## [Rows from a dataset of charts and code]
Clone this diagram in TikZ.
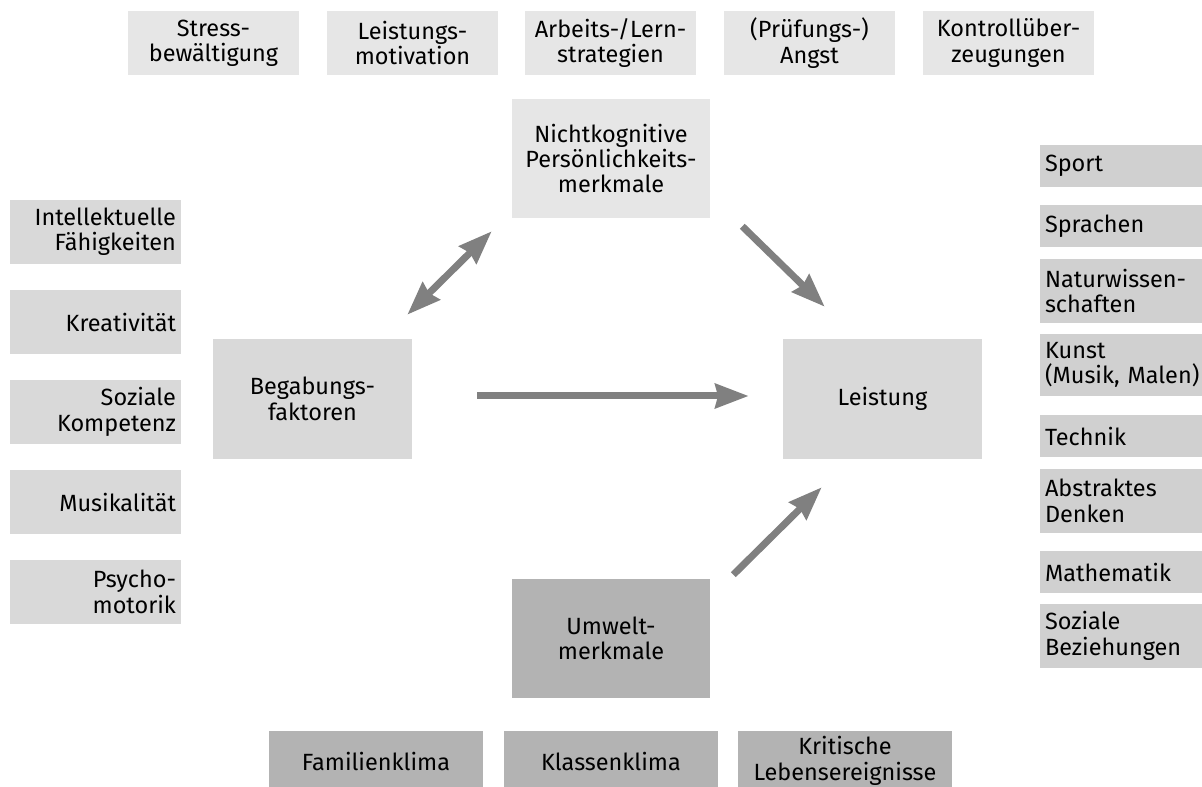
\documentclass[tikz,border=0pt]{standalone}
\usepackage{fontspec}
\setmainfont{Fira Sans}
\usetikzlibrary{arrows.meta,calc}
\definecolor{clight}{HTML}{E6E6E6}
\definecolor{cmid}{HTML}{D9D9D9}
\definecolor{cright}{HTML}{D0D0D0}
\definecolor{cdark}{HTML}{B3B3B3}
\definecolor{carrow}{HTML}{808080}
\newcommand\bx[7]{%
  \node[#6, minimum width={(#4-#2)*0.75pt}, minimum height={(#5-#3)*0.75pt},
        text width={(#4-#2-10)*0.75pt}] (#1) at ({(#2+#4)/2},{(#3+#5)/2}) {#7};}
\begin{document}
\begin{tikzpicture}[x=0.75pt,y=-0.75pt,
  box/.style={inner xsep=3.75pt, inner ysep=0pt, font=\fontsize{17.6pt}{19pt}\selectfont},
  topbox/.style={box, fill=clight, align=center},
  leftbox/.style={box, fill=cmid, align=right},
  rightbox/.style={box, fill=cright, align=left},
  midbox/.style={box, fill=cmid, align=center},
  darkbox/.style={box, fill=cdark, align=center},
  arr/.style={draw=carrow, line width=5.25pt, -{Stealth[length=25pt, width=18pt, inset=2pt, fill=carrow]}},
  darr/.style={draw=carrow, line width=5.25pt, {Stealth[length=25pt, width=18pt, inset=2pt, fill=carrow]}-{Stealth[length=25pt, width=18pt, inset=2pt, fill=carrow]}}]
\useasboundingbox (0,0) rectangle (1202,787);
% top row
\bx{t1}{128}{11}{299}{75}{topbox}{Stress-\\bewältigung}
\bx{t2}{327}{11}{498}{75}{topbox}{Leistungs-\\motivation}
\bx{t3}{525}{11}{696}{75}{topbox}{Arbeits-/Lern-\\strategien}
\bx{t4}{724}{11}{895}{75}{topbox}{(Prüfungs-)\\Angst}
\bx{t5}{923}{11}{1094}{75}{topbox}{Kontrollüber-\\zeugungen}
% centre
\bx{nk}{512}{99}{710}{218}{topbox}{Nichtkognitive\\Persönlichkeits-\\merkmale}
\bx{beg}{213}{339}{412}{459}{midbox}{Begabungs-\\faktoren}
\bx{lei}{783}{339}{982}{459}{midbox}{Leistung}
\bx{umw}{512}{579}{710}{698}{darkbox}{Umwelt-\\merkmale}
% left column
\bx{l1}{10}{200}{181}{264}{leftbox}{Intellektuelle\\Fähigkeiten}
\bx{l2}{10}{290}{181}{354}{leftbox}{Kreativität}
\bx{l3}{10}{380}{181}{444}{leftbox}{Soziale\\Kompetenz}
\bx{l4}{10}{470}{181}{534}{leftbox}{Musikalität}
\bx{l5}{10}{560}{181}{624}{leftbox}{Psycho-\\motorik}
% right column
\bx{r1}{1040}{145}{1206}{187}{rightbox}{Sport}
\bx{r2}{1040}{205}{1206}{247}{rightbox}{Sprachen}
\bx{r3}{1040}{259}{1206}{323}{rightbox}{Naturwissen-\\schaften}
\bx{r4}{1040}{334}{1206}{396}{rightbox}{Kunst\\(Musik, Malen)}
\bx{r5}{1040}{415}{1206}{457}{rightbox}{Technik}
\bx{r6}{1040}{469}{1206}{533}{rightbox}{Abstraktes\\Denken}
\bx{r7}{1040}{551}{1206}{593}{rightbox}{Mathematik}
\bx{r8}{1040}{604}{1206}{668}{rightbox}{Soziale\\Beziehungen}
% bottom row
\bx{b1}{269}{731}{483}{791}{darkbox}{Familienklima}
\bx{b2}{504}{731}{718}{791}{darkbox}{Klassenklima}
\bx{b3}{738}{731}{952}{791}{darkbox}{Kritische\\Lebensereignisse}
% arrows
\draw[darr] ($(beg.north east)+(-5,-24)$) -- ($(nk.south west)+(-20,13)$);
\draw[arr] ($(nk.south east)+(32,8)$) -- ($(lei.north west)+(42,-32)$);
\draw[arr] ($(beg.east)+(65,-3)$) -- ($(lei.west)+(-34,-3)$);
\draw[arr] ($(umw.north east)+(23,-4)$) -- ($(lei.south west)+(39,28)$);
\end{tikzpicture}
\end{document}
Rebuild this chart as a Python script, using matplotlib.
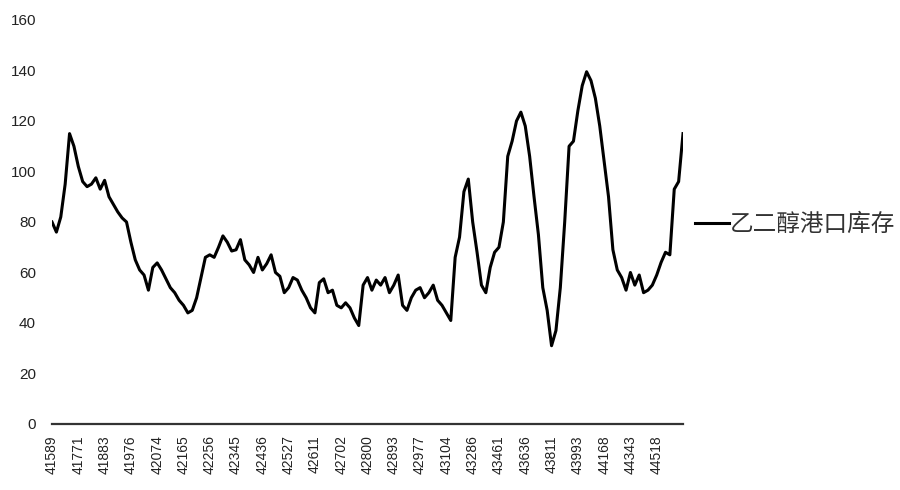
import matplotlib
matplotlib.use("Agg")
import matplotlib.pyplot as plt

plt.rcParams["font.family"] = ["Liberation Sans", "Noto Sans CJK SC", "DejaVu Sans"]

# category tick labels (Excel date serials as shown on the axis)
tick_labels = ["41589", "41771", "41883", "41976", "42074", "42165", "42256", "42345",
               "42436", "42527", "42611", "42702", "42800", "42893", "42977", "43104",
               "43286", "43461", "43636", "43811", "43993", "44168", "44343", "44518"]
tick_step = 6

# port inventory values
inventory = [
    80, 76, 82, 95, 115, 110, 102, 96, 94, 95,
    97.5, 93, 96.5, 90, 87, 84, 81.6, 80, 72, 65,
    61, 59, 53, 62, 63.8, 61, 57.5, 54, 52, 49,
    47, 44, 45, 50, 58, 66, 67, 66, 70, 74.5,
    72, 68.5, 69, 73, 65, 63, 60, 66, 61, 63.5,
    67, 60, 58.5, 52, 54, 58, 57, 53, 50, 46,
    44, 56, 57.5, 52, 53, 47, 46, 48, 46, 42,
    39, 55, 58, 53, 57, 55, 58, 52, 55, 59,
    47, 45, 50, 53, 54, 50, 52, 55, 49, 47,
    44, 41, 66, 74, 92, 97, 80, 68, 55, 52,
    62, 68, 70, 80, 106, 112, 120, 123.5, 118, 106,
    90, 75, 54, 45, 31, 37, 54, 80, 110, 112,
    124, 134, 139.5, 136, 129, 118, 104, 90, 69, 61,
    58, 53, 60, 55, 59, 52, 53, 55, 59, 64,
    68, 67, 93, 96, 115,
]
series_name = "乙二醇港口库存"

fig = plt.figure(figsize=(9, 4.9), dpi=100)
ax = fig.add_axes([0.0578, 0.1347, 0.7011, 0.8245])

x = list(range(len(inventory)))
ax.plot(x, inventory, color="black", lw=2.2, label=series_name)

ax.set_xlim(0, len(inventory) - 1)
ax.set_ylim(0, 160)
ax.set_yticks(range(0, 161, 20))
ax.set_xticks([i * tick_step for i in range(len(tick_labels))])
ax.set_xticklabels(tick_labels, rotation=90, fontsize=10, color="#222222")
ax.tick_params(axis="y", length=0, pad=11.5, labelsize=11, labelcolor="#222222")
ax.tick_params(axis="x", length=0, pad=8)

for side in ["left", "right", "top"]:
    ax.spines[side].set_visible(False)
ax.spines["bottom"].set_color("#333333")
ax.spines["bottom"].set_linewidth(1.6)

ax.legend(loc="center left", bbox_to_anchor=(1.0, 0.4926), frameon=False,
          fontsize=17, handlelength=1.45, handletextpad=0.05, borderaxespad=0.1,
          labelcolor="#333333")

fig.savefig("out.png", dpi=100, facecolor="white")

## [REQUIRED WORK]
Leave the pictures out and reproduce each record exactly as written.

## [COMPLETE OUTPUT]
Clone this diagram in TikZ.
\documentclass[tikz,border=0pt]{standalone}
\usepackage{fontspec}
\setmainfont{Fira Sans}
\usetikzlibrary{arrows.meta,calc}
\definecolor{clight}{HTML}{E6E6E6}
\definecolor{cmid}{HTML}{D9D9D9}
\definecolor{cright}{HTML}{D0D0D0}
\definecolor{cdark}{HTML}{B3B3B3}
\definecolor{carrow}{HTML}{808080}
\newcommand\bx[7]{%
  \node[#6, minimum width={(#4-#2)*0.75pt}, minimum height={(#5-#3)*0.75pt},
        text width={(#4-#2-10)*0.75pt}] (#1) at ({(#2+#4)/2},{(#3+#5)/2}) {#7};}
\begin{document}
\begin{tikzpicture}[x=0.75pt,y=-0.75pt,
  box/.style={inner xsep=3.75pt, inner ysep=0pt, font=\fontsize{17.6pt}{19pt}\selectfont},
  topbox/.style={box, fill=clight, align=center},
  leftbox/.style={box, fill=cmid, align=right},
  rightbox/.style={box, fill=cright, align=left},
  midbox/.style={box, fill=cmid, align=center},
  darkbox/.style={box, fill=cdark, align=center},
  arr/.style={draw=carrow, line width=5.25pt, -{Stealth[length=25pt, width=18pt, inset=2pt, fill=carrow]}},
  darr/.style={draw=carrow, line width=5.25pt, {Stealth[length=25pt, width=18pt, inset=2pt, fill=carrow]}-{Stealth[length=25pt, width=18pt, inset=2pt, fill=carrow]}}]
\useasboundingbox (0,0) rectangle (1202,787);
% top row
\bx{t1}{128}{11}{299}{75}{topbox}{Stress-\\bewältigung}
\bx{t2}{327}{11}{498}{75}{topbox}{Leistungs-\\motivation}
\bx{t3}{525}{11}{696}{75}{topbox}{Arbeits-/Lern-\\strategien}
\bx{t4}{724}{11}{895}{75}{topbox}{(Prüfungs-)\\Angst}
\bx{t5}{923}{11}{1094}{75}{topbox}{Kontrollüber-\\zeugungen}
% centre
\bx{nk}{512}{99}{710}{218}{topbox}{Nichtkognitive\\Persönlichkeits-\\merkmale}
\bx{beg}{213}{339}{412}{459}{midbox}{Begabungs-\\faktoren}
\bx{lei}{783}{339}{982}{459}{midbox}{Leistung}
\bx{umw}{512}{579}{710}{698}{darkbox}{Umwelt-\\merkmale}
% left column
\bx{l1}{10}{200}{181}{264}{leftbox}{Intellektuelle\\Fähigkeiten}
\bx{l2}{10}{290}{181}{354}{leftbox}{Kreativität}
\bx{l3}{10}{380}{181}{444}{leftbox}{Soziale\\Kompetenz}
\bx{l4}{10}{470}{181}{534}{leftbox}{Musikalität}
\bx{l5}{10}{560}{181}{624}{leftbox}{Psycho-\\motorik}
% right column
\bx{r1}{1040}{145}{1206}{187}{rightbox}{Sport}
\bx{r2}{1040}{205}{1206}{247}{rightbox}{Sprachen}
\bx{r3}{1040}{259}{1206}{323}{rightbox}{Naturwissen-\\schaften}
\bx{r4}{1040}{334}{1206}{396}{rightbox}{Kunst\\(Musik, Malen)}
\bx{r5}{1040}{415}{1206}{457}{rightbox}{Technik}
\bx{r6}{1040}{469}{1206}{533}{rightbox}{Abstraktes\\Denken}
\bx{r7}{1040}{551}{1206}{593}{rightbox}{Mathematik}
\bx{r8}{1040}{604}{1206}{668}{rightbox}{Soziale\\Beziehungen}
% bottom row
\bx{b1}{269}{731}{483}{791}{darkbox}{Familienklima}
\bx{b2}{504}{731}{718}{791}{darkbox}{Klassenklima}
\bx{b3}{738}{731}{952}{791}{darkbox}{Kritische\\Lebensereignisse}
% arrows
\draw[darr] ($(beg.north east)+(-5,-24)$) -- ($(nk.south west)+(-20,13)$);
\draw[arr] ($(nk.south east)+(32,8)$) -- ($(lei.north west)+(42,-32)$);
\draw[arr] ($(beg.east)+(65,-3)$) -- ($(lei.west)+(-34,-3)$);
\draw[arr] ($(umw.north east)+(23,-4)$) -- ($(lei.south west)+(39,28)$);
\end{tikzpicture}
\end{document}
Rebuild this chart as a Python script, using matplotlib.
import matplotlib
matplotlib.use("Agg")
import matplotlib.pyplot as plt

plt.rcParams["font.family"] = ["Liberation Sans", "Noto Sans CJK SC", "DejaVu Sans"]

# category tick labels (Excel date serials as shown on the axis)
tick_labels = ["41589", "41771", "41883", "41976", "42074", "42165", "42256", "42345",
               "42436", "42527", "42611", "42702", "42800", "42893", "42977", "43104",
               "43286", "43461", "43636", "43811", "43993", "44168", "44343", "44518"]
tick_step = 6

# port inventory values
inventory = [
    80, 76, 82, 95, 115, 110, 102, 96, 94, 95,
    97.5, 93, 96.5, 90, 87, 84, 81.6, 80, 72, 65,
    61, 59, 53, 62, 63.8, 61, 57.5, 54, 52, 49,
    47, 44, 45, 50, 58, 66, 67, 66, 70, 74.5,
    72, 68.5, 69, 73, 65, 63, 60, 66, 61, 63.5,
    67, 60, 58.5, 52, 54, 58, 57, 53, 50, 46,
    44, 56, 57.5, 52, 53, 47, 46, 48, 46, 42,
    39, 55, 58, 53, 57, 55, 58, 52, 55, 59,
    47, 45, 50, 53, 54, 50, 52, 55, 49, 47,
    44, 41, 66, 74, 92, 97, 80, 68, 55, 52,
    62, 68, 70, 80, 106, 112, 120, 123.5, 118, 106,
    90, 75, 54, 45, 31, 37, 54, 80, 110, 112,
    124, 134, 139.5, 136, 129, 118, 104, 90, 69, 61,
    58, 53, 60, 55, 59, 52, 53, 55, 59, 64,
    68, 67, 93, 96, 115,
]
series_name = "乙二醇港口库存"

fig = plt.figure(figsize=(9, 4.9), dpi=100)
ax = fig.add_axes([0.0578, 0.1347, 0.7011, 0.8245])

x = list(range(len(inventory)))
ax.plot(x, inventory, color="black", lw=2.2, label=series_name)

ax.set_xlim(0, len(inventory) - 1)
ax.set_ylim(0, 160)
ax.set_yticks(range(0, 161, 20))
ax.set_xticks([i * tick_step for i in range(len(tick_labels))])
ax.set_xticklabels(tick_labels, rotation=90, fontsize=10, color="#222222")
ax.tick_params(axis="y", length=0, pad=11.5, labelsize=11, labelcolor="#222222")
ax.tick_params(axis="x", length=0, pad=8)

for side in ["left", "right", "top"]:
    ax.spines[side].set_visible(False)
ax.spines["bottom"].set_color("#333333")
ax.spines["bottom"].set_linewidth(1.6)

ax.legend(loc="center left", bbox_to_anchor=(1.0, 0.4926), frameon=False,
          fontsize=17, handlelength=1.45, handletextpad=0.05, borderaxespad=0.1,
          labelcolor="#333333")

fig.savefig("out.png", dpi=100, facecolor="white")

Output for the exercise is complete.